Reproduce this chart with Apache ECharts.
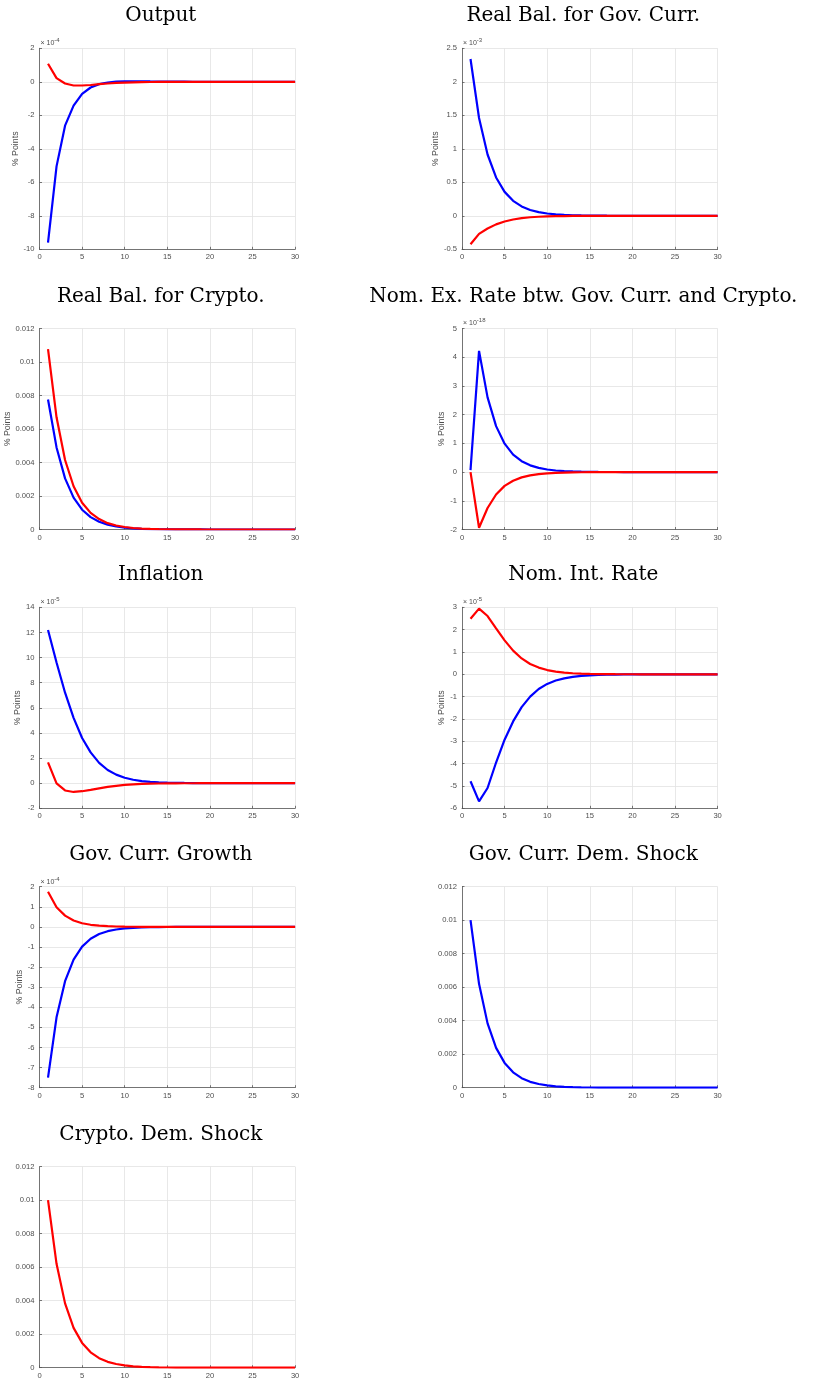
<!DOCTYPE html>
<html><head><meta charset="utf-8">
<script src="https://cdn.jsdelivr.net/npm/echarts@6/dist/echarts.min.js"></script>
<style>html,body{margin:0;padding:0;background:#fff}#chart{width:813px;height:1382px}</style>
</head><body><div id="chart"></div>
<script>
// ---------------- DATA ----------------
const periods = [1,2,3,4,5,6,7,8,9,10,11,12,13,14,15,16,17,18,19,20,21,22,23,24,25,26,27,28,29,30];

const titles = ['Output', 'Real Bal. for Gov. Curr.', 'Real Bal. for Crypto.',
  'Nom. Ex. Rate btw. Gov. Curr. and Crypto.', 'Inflation', 'Nom. Int. Rate',
  'Gov. Curr. Growth', 'Gov. Curr. Dem. Shock', 'Crypto. Dem. Shock'];

// y-axis ticks (values shown in units of 10^exponent where an exponent is given)
const yMin  = [-10, -0.5, 0, -2, -2, -6, -8, 0, 0];
const yMax  = [2, 2.5, 0.012, 5, 14, 3, 2, 0.012, 0.012];
const yStep = [2, 0.5, 0.002, 1, 2, 1, 1, 0.002, 0.002];
const yExponent = ['-4', '-3', null, '-18', '-5', '-5', '-4', null, null];
const yLabel = ['% Points', '% Points', '% Points', '% Points', '% Points', '% Points', '% Points', null, null];

// blue = gov. curr. demand shock, red = crypto demand shock
const outputGov    = [-9.6,-5.05,-2.62,-1.42,-0.72,-0.34,-0.14,-0.04,0.01,0.03,0.03,0.03,0.02,0.015,0.01,0.007,0.005,0.003,0.002,0.001,0.001,0,0,0,0,0,0,0,0,0];
const outputCrypto = [1.08,0.22,-0.1,-0.22,-0.22,-0.19,-0.14,-0.1,-0.07,-0.045,-0.03,-0.02,-0.012,-0.008,-0.005,-0.003,-0.002,-0.001,-0.001,0,0,0,0,0,0,0,0,0,0,0];

const realGovGov    = [2.34,1.46,0.915,0.572,0.357,0.223,0.14,0.087,0.054,0.034,0.021,0.013,0.008,0.005,0.003,0.002,0.0012,0.0008,0.0005,0.0003,0.0002,0.0001,0,0,0,0,0,0,0,0];
const realGovCrypto = [-0.425,-0.27,-0.19,-0.128,-0.085,-0.055,-0.035,-0.022,-0.014,-0.009,-0.006,-0.004,-0.0025,-0.0016,-0.001,-0.0006,-0.0004,-0.0002,-0.0001,0,0,0,0,0,0,0,0,0,0,0];

const realCryptoGov    = [0.00776,0.0049,0.00305,0.0019,0.00118,0.00074,0.00046,0.00029,0.00018,0.00011,0.00007,0.000043,0.000027,0.000017,0.00001,0.0000065,0.000004,0.0000025,0.0000016,0.000001,0.0000006,0.0000004,0.0000002,0.0000001,0.0000001,0,0,0,0,0];
const realCryptoCrypto = [0.01077,0.0067,0.00415,0.00258,0.0016,0.00099,0.00062,0.00038,0.00024,0.00015,0.00009,0.000057,0.000035,0.000022,0.000014,0.0000085,0.0000053,0.0000033,0.000002,0.0000013,0.0000008,0.0000005,0.0000003,0.0000002,0.0000001,0.0000001,0,0,0,0];

const exRateGov    = [0.07,4.22,2.6,1.6,0.99,0.61,0.38,0.235,0.145,0.09,0.055,0.034,0.021,0.013,0.008,0.005,0.003,0.002,0.0012,0.0008,0.0005,0.0003,0.0002,0.0001,0,0,0,0,0,0];
const exRateCrypto = [0,-1.94,-1.25,-0.78,-0.48,-0.3,-0.185,-0.115,-0.071,-0.044,-0.027,-0.017,-0.0105,-0.0065,-0.004,-0.0025,-0.0015,-0.0009,-0.0006,-0.0004,-0.0002,-0.0001,0,0,0,0,0,0,0,0];

const inflationGov    = [12.2,9.6,7.2,5.2,3.6,2.45,1.62,1.05,0.68,0.43,0.27,0.17,0.11,0.07,0.045,0.028,0.018,0.011,0.007,0.0045,0.003,0.002,0.001,0.001,0,0,0,0,0,0];
const inflationCrypto = [1.65,-0.02,-0.58,-0.7,-0.64,-0.53,-0.41,-0.3,-0.21,-0.14,-0.095,-0.063,-0.041,-0.027,-0.017,-0.011,-0.007,-0.0045,-0.003,-0.002,-0.001,-0.001,0,0,0,0,0,0,0,0];

const intRateGov    = [-4.79,-5.69,-5.09,-3.95,-2.93,-2.11,-1.47,-1.0,-0.66,-0.43,-0.28,-0.18,-0.115,-0.073,-0.046,-0.029,-0.018,-0.011,-0.007,-0.0045,-0.0028,-0.0017,-0.001,-0.0006,-0.0004,-0.0002,-0.0001,0,0,0];
const intRateCrypto = [2.49,2.94,2.61,2.06,1.52,1.06,0.71,0.46,0.3,0.19,0.12,0.075,0.047,0.029,0.018,0.011,0.007,0.0043,0.0027,0.0017,0.001,0.0006,0.0004,0.0002,0.0001,0,0,0,0,0];

const growthGov    = [-7.5,-4.5,-2.7,-1.63,-0.98,-0.59,-0.355,-0.213,-0.128,-0.077,-0.046,-0.028,-0.017,-0.01,-0.006,-0.0036,-0.0022,-0.0013,-0.0008,-0.0005,-0.0003,-0.0002,-0.0001,0,0,0,0,0,0,0];
const growthCrypto = [1.75,0.98,0.56,0.32,0.18,0.105,0.06,0.034,0.02,0.011,0.0065,0.0037,0.0021,0.0012,0.0007,0.0004,0.0002,0.0001,0,0,0,0,0,0,0,0,0,0,0,0];

const govShockGov = [0.01,0.0062,0.00384,0.00238,0.00148,0.00092,0.00057,0.00035,0.00022,0.000136,0.000084,0.000052,0.000032,0.00002,0.0000125,0.0000078,0.0000048,0.000003,0.0000018,0.0000011,0.0000007,0.0000004,0.0000003,0.0000002,0.0000001,0.0000001,0,0,0,0];
const cryptoShockCrypto = [0.01,0.0062,0.00384,0.00238,0.00148,0.00092,0.00057,0.00035,0.00022,0.000136,0.000084,0.000052,0.000032,0.00002,0.0000125,0.0000078,0.0000048,0.000003,0.0000018,0.0000011,0.0000007,0.0000004,0.0000003,0.0000002,0.0000001,0.0000001,0,0,0,0];

const xTicks = {min: 0, max: 30, step: 5};

// ---------------- LAYOUT / STYLE ----------------
const BLUE = '#0000ff', RED = '#ff0000';
const panelSeries = [
  [[outputGov, BLUE], [outputCrypto, RED]],
  [[realGovGov, BLUE], [realGovCrypto, RED]],
  [[realCryptoGov, BLUE], [realCryptoCrypto, RED]],
  [[exRateGov, BLUE], [exRateCrypto, RED]],
  [[inflationGov, BLUE], [inflationCrypto, RED]],
  [[intRateGov, BLUE], [intRateCrypto, RED]],
  [[growthGov, BLUE], [growthCrypto, RED]],
  [[govShockGov, BLUE]],
  [[cryptoShockCrypto, RED]]
];
const colLeft = [39.5, 462];
const rowTop = [48.3, 328.5, 607.3, 886.7, 1166.7];
const plotW = 255.6, plotH = 201;
const nameGaps = [19.2, 16.9, 25.9, 13.3, 15.9, 13.3, 13.9, 0, 0];
const SANS = 'Liberation Sans, Arial, Helvetica, sans-serif';
const TXT = '#4d4d4d', AXIS = '#555555', GRIDC = '#e2e2e2';

const grids = [], xAxes = [], yAxes = [], series = [], graphics = [];
for (let i = 0; i < 9; i++) {
  const row = Math.floor(i / 2), col = i % 2;
  const left = colLeft[col], top = rowTop[row];
  grids.push({left: left, top: top, width: plotW, height: plotH, containLabel: false, outerBoundsMode: 'none'});
  const common = {
    gridIndex: i, type: 'value',
    axisLine: {show: true, onZero: false, lineStyle: {color: AXIS, width: 0.8}},
    axisTick: {show: true, inside: true, length: 2.5, lineStyle: {color: AXIS, width: 0.8}},
    axisLabel: {fontSize: 7.6, color: TXT, fontFamily: SANS},
    splitLine: {show: true, lineStyle: {color: GRIDC, width: 0.8}}
  };
  xAxes.push(Object.assign({}, common, {
    min: xTicks.min, max: xTicks.max, interval: xTicks.step,
    axisLabel: Object.assign({}, common.axisLabel, {margin: 4})
  }));
  const y = Object.assign({}, common, {
    min: yMin[i], max: yMax[i], interval: yStep[i],
    axisLabel: Object.assign({}, common.axisLabel, {margin: 5})
  });
  if (yLabel[i]) {
    y.name = yLabel[i];
    y.nameLocation = 'middle';
    y.nameGap = nameGaps[i];
    y.nameTextStyle = {fontSize: 8.8, color: TXT, fontFamily: SANS};
  }
  yAxes.push(y);
  panelSeries[i].forEach(function (s) {
    series.push({
      type: 'line', xAxisIndex: i, yAxisIndex: i,
      data: periods.map(function (p, k) { return [p, s[0][k]]; }),
      showSymbol: false, symbol: 'none', smooth: false,
      lineStyle: {color: s[1], width: 2.2}, itemStyle: {color: s[1]},
      z: 3
    });
  });
  graphics.push({
    type: 'text', x: left + plotW / 2 - 6.5, y: top - 32.2,
    style: {text: titles[i], fill: '#000', font: '20px "DejaVu Serif"', textAlign: 'center', textVerticalAlign: 'middle'}
  });
  if (yExponent[i]) {
    graphics.push({
      type: 'text', x: left + 1, y: top - 5,
      style: {text: '× 10', fill: TXT, font: '7px ' + SANS, textAlign: 'left', textVerticalAlign: 'middle'}
    });
    graphics.push({
      type: 'text', x: left + 14.8, y: top - 7.8,
      style: {text: yExponent[i], fill: TXT, font: '6px ' + SANS, textAlign: 'left', textVerticalAlign: 'middle'}
    });
  }
}

const chart = echarts.init(document.getElementById('chart'), null, {renderer: 'canvas'});
chart.setOption({
  backgroundColor: '#ffffff',
  animation: false,
  grid: grids, xAxis: xAxes, yAxis: yAxes, series: series,
  graphic: graphics
});
</script></body></html>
--*--
Leave out any pictures and return exactly the lines from the beginning of the data through the line with "const yLabel = ['%", inclusive.

> [WORKED ANSWER]
Reproduce this chart with Apache ECharts.
<!DOCTYPE html>
<html><head><meta charset="utf-8">
<script src="https://cdn.jsdelivr.net/npm/echarts@6/dist/echarts.min.js"></script>
<style>html,body{margin:0;padding:0;background:#fff}#chart{width:813px;height:1382px}</style>
</head><body><div id="chart"></div>
<script>
// ---------------- DATA ----------------
const periods = [1,2,3,4,5,6,7,8,9,10,11,12,13,14,15,16,17,18,19,20,21,22,23,24,25,26,27,28,29,30];

const titles = ['Output', 'Real Bal. for Gov. Curr.', 'Real Bal. for Crypto.',
  'Nom. Ex. Rate btw. Gov. Curr. and Crypto.', 'Inflation', 'Nom. Int. Rate',
  'Gov. Curr. Growth', 'Gov. Curr. Dem. Shock', 'Crypto. Dem. Shock'];

// y-axis ticks (values shown in units of 10^exponent where an exponent is given)
const yMin  = [-10, -0.5, 0, -2, -2, -6, -8, 0, 0];
const yMax  = [2, 2.5, 0.012, 5, 14, 3, 2, 0.012, 0.012];
const yStep = [2, 0.5, 0.002, 1, 2, 1, 1, 0.002, 0.002];
const yExponent = ['-4', '-3', null, '-18', '-5', '-5', '-4', null, null];
const yLabel = ['% Points', '% Points', '% Points', '% Points', '% Points', '% Points', '% Points', null, null];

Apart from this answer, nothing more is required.